* **INSTRUCTIONS FOR THE TASK**
Isolate every line in the records below with "this" in it.

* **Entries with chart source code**

-=-=-=-=-

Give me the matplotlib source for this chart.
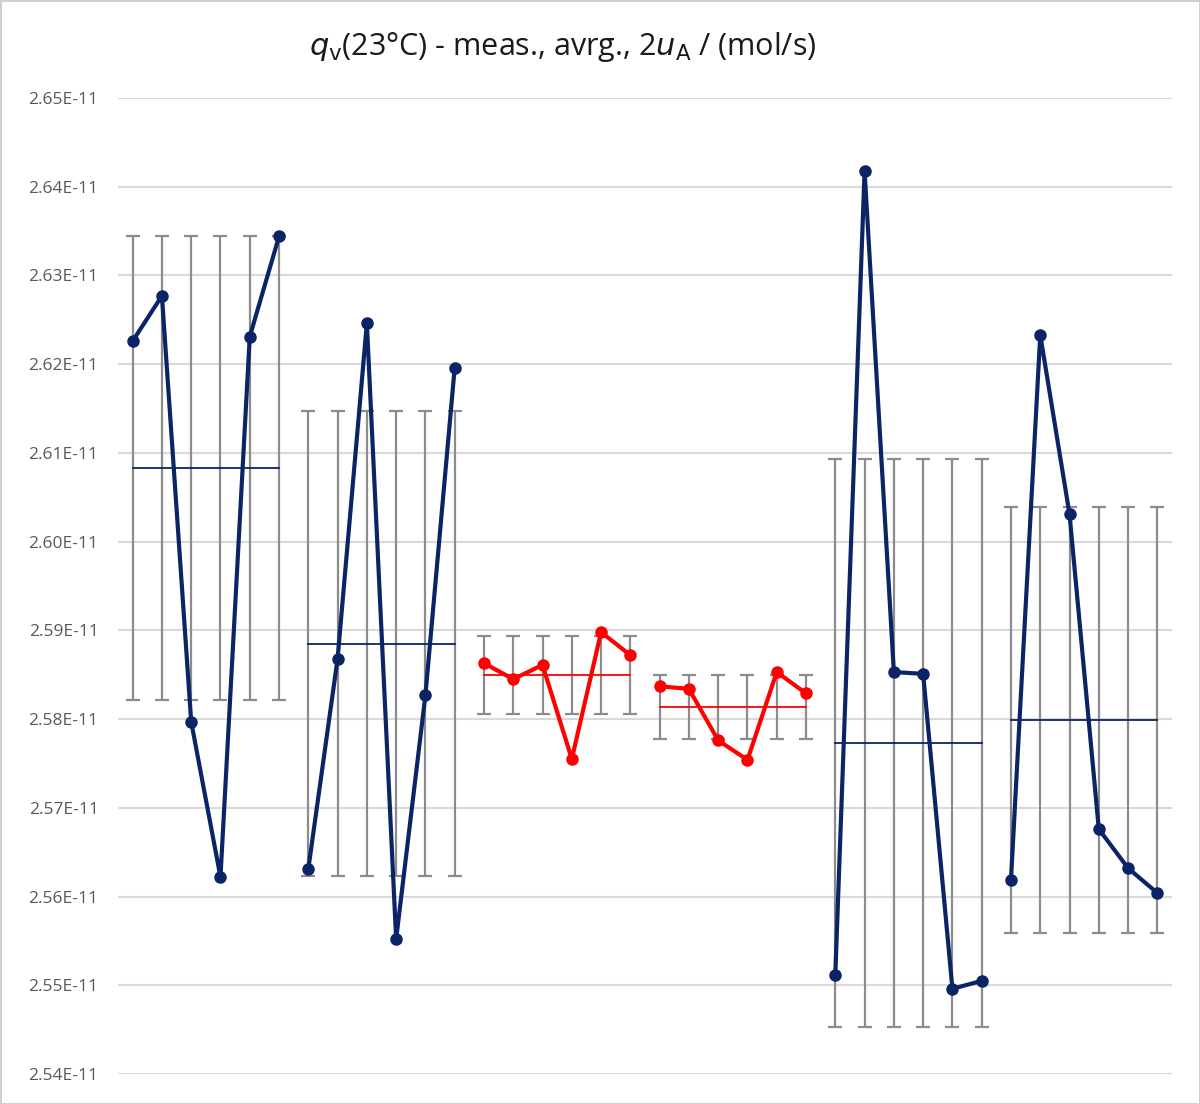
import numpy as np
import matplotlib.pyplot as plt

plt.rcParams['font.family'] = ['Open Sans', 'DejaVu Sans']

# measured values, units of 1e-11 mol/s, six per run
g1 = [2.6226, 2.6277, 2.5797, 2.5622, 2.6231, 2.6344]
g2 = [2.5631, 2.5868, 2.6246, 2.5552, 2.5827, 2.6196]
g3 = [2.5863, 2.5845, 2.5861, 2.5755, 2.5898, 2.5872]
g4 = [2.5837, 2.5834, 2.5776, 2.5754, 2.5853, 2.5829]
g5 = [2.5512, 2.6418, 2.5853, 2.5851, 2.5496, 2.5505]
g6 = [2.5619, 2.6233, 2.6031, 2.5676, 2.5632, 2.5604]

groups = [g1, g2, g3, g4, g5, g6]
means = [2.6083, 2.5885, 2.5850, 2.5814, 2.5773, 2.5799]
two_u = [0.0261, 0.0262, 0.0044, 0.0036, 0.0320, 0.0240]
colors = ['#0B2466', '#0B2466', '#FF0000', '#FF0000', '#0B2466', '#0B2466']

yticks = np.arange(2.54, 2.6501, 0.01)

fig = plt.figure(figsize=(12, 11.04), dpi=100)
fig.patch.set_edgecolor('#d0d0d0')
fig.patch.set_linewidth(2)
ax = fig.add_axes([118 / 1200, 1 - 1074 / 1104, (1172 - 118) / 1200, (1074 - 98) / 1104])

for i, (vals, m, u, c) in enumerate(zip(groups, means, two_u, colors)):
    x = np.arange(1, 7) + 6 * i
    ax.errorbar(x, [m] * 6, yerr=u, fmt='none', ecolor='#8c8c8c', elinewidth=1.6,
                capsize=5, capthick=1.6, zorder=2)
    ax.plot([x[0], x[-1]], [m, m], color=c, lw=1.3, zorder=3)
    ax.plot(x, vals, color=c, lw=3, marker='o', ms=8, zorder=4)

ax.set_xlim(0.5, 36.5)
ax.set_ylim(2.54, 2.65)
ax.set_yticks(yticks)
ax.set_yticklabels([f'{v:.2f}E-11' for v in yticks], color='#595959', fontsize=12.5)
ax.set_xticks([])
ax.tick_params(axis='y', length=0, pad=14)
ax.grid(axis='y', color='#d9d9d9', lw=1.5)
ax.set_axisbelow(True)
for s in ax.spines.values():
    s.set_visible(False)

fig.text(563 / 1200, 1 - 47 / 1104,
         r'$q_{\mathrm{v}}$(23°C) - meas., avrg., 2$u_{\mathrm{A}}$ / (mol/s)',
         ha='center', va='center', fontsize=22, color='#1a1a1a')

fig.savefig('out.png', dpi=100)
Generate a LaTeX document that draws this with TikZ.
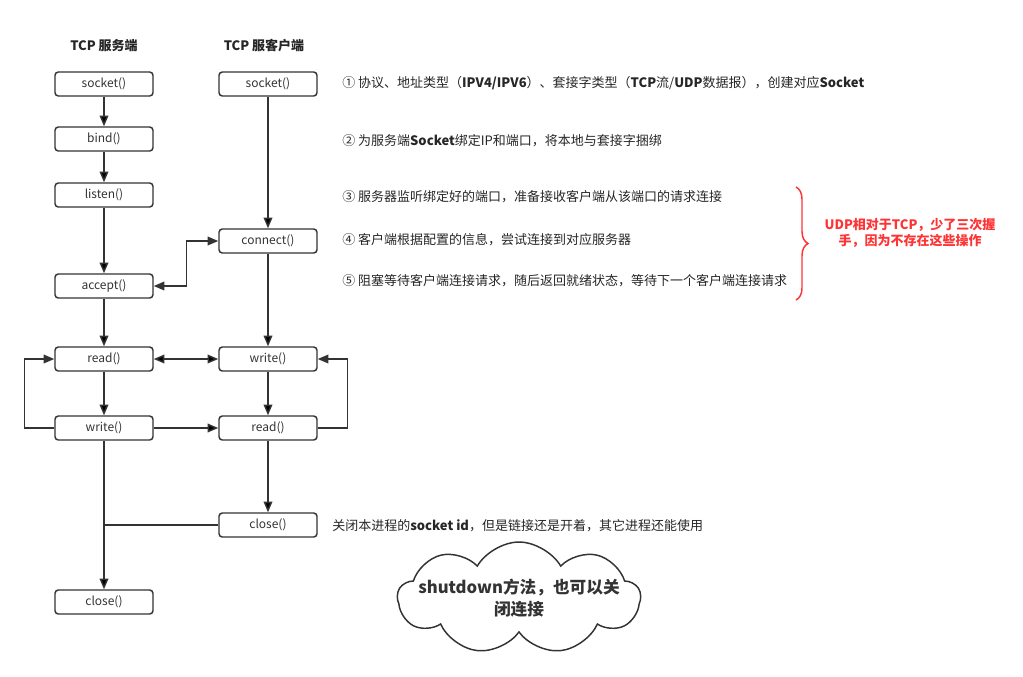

-=-=-=-=-

* **COMPLETED EXERCISE**
Give me the matplotlib source for this chart.
Generate a LaTeX document that draws this with TikZ.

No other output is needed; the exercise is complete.